Tensions rose within the new government and soon spilled onto the streets.  Strikes turned into street fights, agitation within the factories brought military action against the workers; demonstrations brought more military action against the people. Paramilitary forces killed demonstrators; Regular military killed demonstrators.

Right-wing nationalist forces wanted the government to fail; Left Wing Socialist and Communist revolutionaries wanted the government to fail.

The left-wing accused the ruling Social Democrats of having betrayed the ideals of the workers’ movement by preventing the Communist Revolution ( Christmas Crisis of 1918 and January Revolt of 1919)  and unleashing the “Freikorps” (voluntary paramilitary units) upon the workers.

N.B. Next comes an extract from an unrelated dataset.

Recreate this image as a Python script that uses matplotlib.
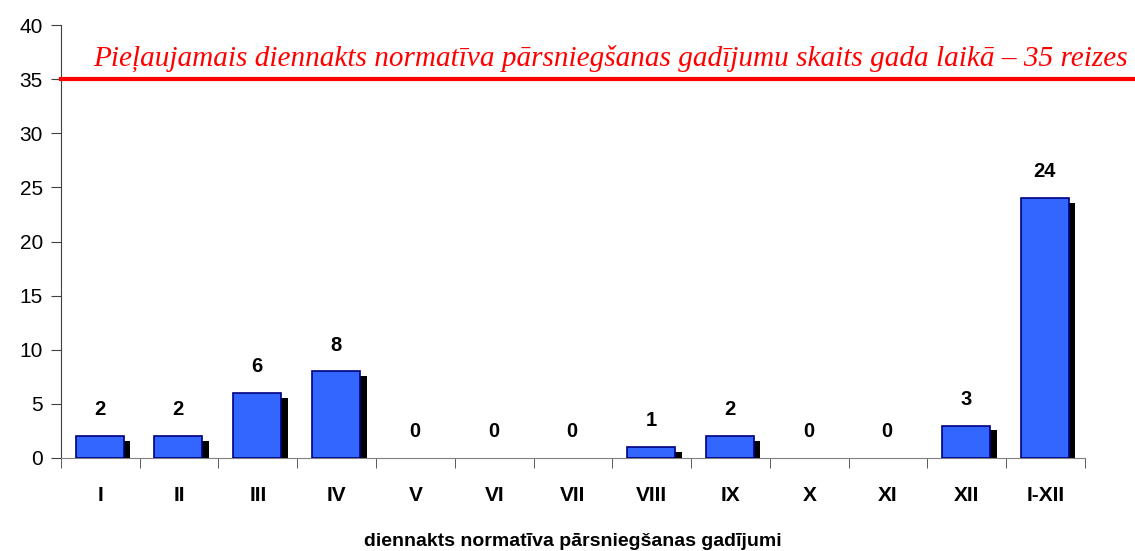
import numpy as np
import matplotlib.pyplot as plt
from matplotlib.ticker import FixedLocator

months = ['I', 'II', 'III', 'IV', 'V', 'VI', 'VII', 'VIII', 'IX', 'X', 'XI', 'XII', 'I-XII']
counts = [2, 2, 6, 8, 0, 0, 0, 1, 2, 0, 0, 3, 24]
limit = 35
limit_text = 'Pieļaujamais diennakts normatīva pārsniegšanas gadījumu skaits gada laikā – 35 reizes'
xlabel = 'diennakts normatīva pārsniegšanas gadījumi'

plt.rcParams['font.family'] = ['Liberation Sans', 'DejaVu Sans']

fig = plt.figure(figsize=(11.35, 5.51), dpi=100)
ax = fig.add_axes([0.0537, 0.1688, 0.9022, 0.7858])

x = np.arange(len(months))
w = 0.61
vals = np.array(counts, dtype=float)

# shadow behind the bars, zero bars are not drawn at all
shadow = np.where(vals > 0, np.maximum(vals - 0.45, 0), 0)
lws = [1.2 if v > 0 else 0 for v in counts]
ax.bar(x + 0.075, shadow, width=w, color='black', zorder=2)
ax.bar(x - 0.01, vals, width=w, color='#3366FF', edgecolor='#000080',
       linewidth=lws, zorder=3)

for xi, v in zip(x, counts):
    ax.annotate(str(v), (xi - 0.01, v), xytext=(0, 19), textcoords='offset points',
                ha='center', va='center', fontsize=14.5, fontweight='bold')

ax.plot([-0.5, 13.13], [limit, limit], color='red', lw=3, clip_on=False, zorder=4)
ax.text(-0.09, limit + 0.7, limit_text, color='red', fontsize=21.1, style='italic',
        family='Liberation Serif', ha='left', va='bottom')

ax.set_xlim(-0.5, len(months) - 0.5)
ax.set_ylim(0, 40)
ax.set_yticks(range(0, 41, 5))
ax.tick_params(axis='y', labelsize=15, length=7, color='#404040', pad=6)

ax.set_xticks(x)
ax.set_xticklabels(months, fontsize=15, fontweight='bold')
ax.tick_params(axis='x', which='major', length=0, pad=20)
ax.xaxis.set_minor_locator(FixedLocator(np.arange(-0.5, len(months), 1.0)))
ax.tick_params(axis='x', which='minor', length=7, color='#404040')
ax.set_xlabel(xlabel, fontsize=14, fontweight='bold', labelpad=20)

for s in ['top', 'right']:
    ax.spines[s].set_visible(False)
ax.spines['left'].set_color('#404040')
ax.spines['bottom'].set_color('#808080')

fig.savefig('out.png', dpi=100)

The Right-wing opposed any democratic system, preferring an authoritarian state. To further undermine the Republic’s credibility, right-wing extremists (to include, former Field Marshal Paul von Hindenburg, and other members of the former officer corps) used the myth of Dolchstoßlegende to blame for Germany’s defeat in World War I. The myth (antisemitic conspiracy theory), also known as the “dagger-stab legend”, promoted the theory that the Imperial German Army did not lose the war but it was the Jews and the Socialists who betrayed the nation (drawing fuel from the fact that eight out of the ten of the leaders of the communist revolution in the Weimer were Jewish). In 1919, Paul von Hindenburg (the Field Marshall that led the final, unsuccessful last-ditch effort to turn the tide of the war on the Eastern front, losing close to 1 million soldiers and presided over the retreat of thousands of German soldiers) testified in front of a parliamentary commission regarding the defeat of Germany in WWI, he pointed to the “Stab-in-the-Back” myth blaming “liberal elements” on the homefront for the surrender and suggesting that German military forces had not been defeated.

Both sides were determined to bring down the Weimar Republic.

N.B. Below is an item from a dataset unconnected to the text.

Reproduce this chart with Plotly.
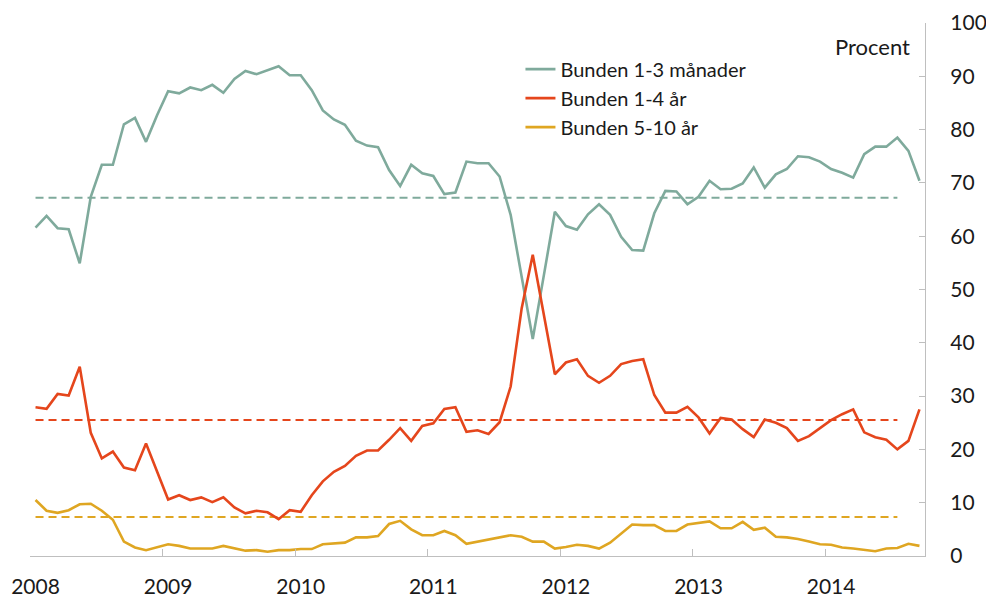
import plotly.graph_objects as go

# ---- data ----
months = [f"{y}-{m:02d}" for y in range(2008, 2015) for m in range(1, 13)][:81]
years = ["2008", "2009", "2010", "2011", "2012", "2013", "2014"]

bunden_1_3_man = [61.6, 63.8, 61.5, 61.3, 54.9, 67.4, 73.4, 73.4, 81.0, 82.2,
                  77.7, 82.7, 87.2, 86.8, 87.9, 87.4, 88.4, 86.9, 89.5, 91.0,
                  90.4, 91.2, 91.9, 90.2, 90.2, 87.4, 83.6, 81.9, 80.9, 77.9,
                  77.0, 76.7, 72.4, 69.4, 73.4, 71.8, 71.3, 67.9, 68.2, 74.0,
                  73.7, 73.7, 71.2, 64.0, 52.5, 40.7, 52.6, 64.6, 61.9, 61.2,
                  64.1, 66.0, 64.0, 59.9, 57.4, 57.3, 64.3, 68.5, 68.4, 66.0,
                  67.4, 70.4, 68.8, 68.9, 69.9, 72.9, 69.1, 71.6, 72.6, 75.0,
                  74.8, 74.0, 72.6, 71.9, 71.0, 75.4, 76.8, 76.8, 78.5, 76.0, 70.4]

bunden_1_4_ar = [27.9, 27.6, 30.4, 30.1, 35.5, 23.1, 18.3, 19.6, 16.6, 16.1,
                 21.1, 15.8, 10.6, 11.4, 10.5, 11.0, 10.1, 11.0, 9.1, 8.0,
                 8.5, 8.2, 6.9, 8.6, 8.3, 11.4, 14.0, 15.8, 16.9, 18.8,
                 19.8, 19.8, 21.8, 24.0, 21.6, 24.4, 24.9, 27.6, 27.9, 23.3,
                 23.6, 22.9, 25.1, 31.8, 46.5, 56.5, 45.3, 34.1, 36.3, 36.9,
                 33.8, 32.5, 33.8, 36.0, 36.6, 36.9, 30.2, 26.9, 26.9, 28.0,
                 26.0, 23.0, 25.9, 25.6, 23.8, 22.3, 25.6, 25.0, 24.0, 21.6,
                 22.5, 24.0, 25.5, 26.6, 27.5, 23.2, 22.3, 21.8, 20.0, 21.6, 27.5]

bunden_5_10_ar = [10.5, 8.5, 8.1, 8.6, 9.7, 9.8, 8.5, 6.8, 2.7, 1.6,
                  1.1, 1.6, 2.2, 1.9, 1.4, 1.4, 1.4, 1.9, 1.4, 1.0,
                  1.1, 0.8, 1.1, 1.1, 1.3, 1.3, 2.2, 2.3, 2.5, 3.5,
                  3.5, 3.75, 6.0, 6.6, 5.0, 3.9, 3.9, 4.7, 3.9, 2.3,
                  2.7, 3.1, 3.5, 3.9, 3.6, 2.7, 2.7, 1.4, 1.7, 2.1,
                  1.9, 1.4, 2.5, 4.2, 5.9, 5.8, 5.8, 4.7, 4.7, 5.9,
                  6.25, 6.5, 5.2, 5.2, 6.4, 4.9, 5.3, 3.6, 3.5, 3.2,
                  2.7, 2.2, 2.1, 1.6, 1.4, 1.1, 0.9, 1.4, 1.5, 2.3, 1.9]

names = ["Bunden 1-3 månader", "Bunden 1-4 år", "Bunden 5-10 år"]
means = [67.2, 25.5, 7.3]
mean_end_month = "2014-07"

colors = ["#7FAA9C", "#E5461C", "#DFA622"]
FONT = "Lato"
TXT = "#1a1a1a"
AX = "#BFBFBF"

x = list(range(len(months)))
x_mean = list(range(months.index(mean_end_month) + 1))

fig = go.Figure()
series = [bunden_1_3_man, bunden_1_4_ar, bunden_5_10_ar]
for vals, nm, c, mv in zip(series, names, colors, means):
    fig.add_trace(go.Scatter(x=x_mean, y=[mv] * len(x_mean), mode="lines",
                             line=dict(color=c, width=2, dash="8px,5px"),
                             showlegend=False, hoverinfo="skip"))
for vals, nm, c in zip(series, names, colors):
    fig.add_trace(go.Scatter(x=x, y=vals, mode="lines", name=nm,
                             line=dict(color=c, width=2.6)))

year_pos = [months.index(f"{y}-01") for y in years]
boundaries = [p - 0.5 for p in year_pos]
xr = [-0.5, len(months) - 0.5]

fig.update_layout(
    width=986, height=597,
    margin=dict(l=30, r=61, t=23, b=41),
    paper_bgcolor="white", plot_bgcolor="white",
    font=dict(family=FONT, color=TXT, size=21),
    showlegend=True,
    legend=dict(x=0.548, y=0.95, xanchor="left", yanchor="top",
                bgcolor="rgba(0,0,0,0)", font=dict(size=20, family=FONT, color=TXT),
                tracegroupgap=0, itemwidth=30),
    xaxis=dict(range=xr, tickmode="array", tickvals=boundaries, ticktext=[""] * len(boundaries),
               ticks="inside", ticklen=7, tickcolor=AX, showline=True, linecolor=AX,
               linewidth=1.3, showgrid=False, zeroline=False, automargin=False),
    xaxis2=dict(range=xr, overlaying="x", side="bottom", tickmode="array",
                tickvals=year_pos, ticktext=years, ticks="", showline=False,
                showgrid=False, zeroline=False, tickfont=dict(size=21, color=TXT),
                ticklabelstandoff=16, automargin=False),
    yaxis=dict(range=[0, 100], side="right", tickmode="array", tickvals=list(range(0, 101, 10)),
               ticks="inside", ticklen=6, tickcolor=AX, showline=True, linecolor=AX,
               linewidth=1.3, showgrid=False, zeroline=False, automargin=False,
               tickfont=dict(size=21, color=TXT), ticklabelstandoff=20),
    annotations=[dict(text="Procent", xref="paper", yref="paper", x=0.985, y=0.955,
                      xanchor="right", yanchor="middle", showarrow=False,
                      font=dict(size=22, family=FONT, color=TXT))],
)
# invisible trace to activate xaxis2
fig.add_trace(go.Scatter(x=[0], y=[0], xaxis="x2", mode="markers",
                         marker=dict(opacity=0), showlegend=False, hoverinfo="skip"))

fig.write_html("out.html", config={"displayModeBar": False},
               post_script="document.body.style.margin='0';")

The Left began to split apart. Leaders of the Left were arrested and many executed; Demonstrators and civilians were shot; And the Leftist members of the KPD split losing the voice they had obtained in the earlier days of the revolution.

In the end, the right-wing extremists were successful, and the Weimar Republic came to an end with the ascent of Hitler and the National Socialist Party.

 

Her Story:

The Radicalization of Sophie Scholl
Collection of childhood photographs of Sophie Scholl
Collection of childhood photographs of Sophie Scholl

 

On May 9, 1921, Sophia Magdalena Scholl was born.  Her father, Robert Scholl, was the politically active Mayor of Forchtenberg am Kocher, and her mother, Magdalena, was an RN. Her parents provided Sophie, the 4th of 6 children, and her siblings a supportive, middle class, liberal Lutheran home.

It was May 5 of that year that the London Commission set the final 1921 London Schedule of Payments for reparations owed by the Weimar Republic, at 132 billion gold marks or 6.6 billion British pounds, to be payable in annual instalments of 1.5 %.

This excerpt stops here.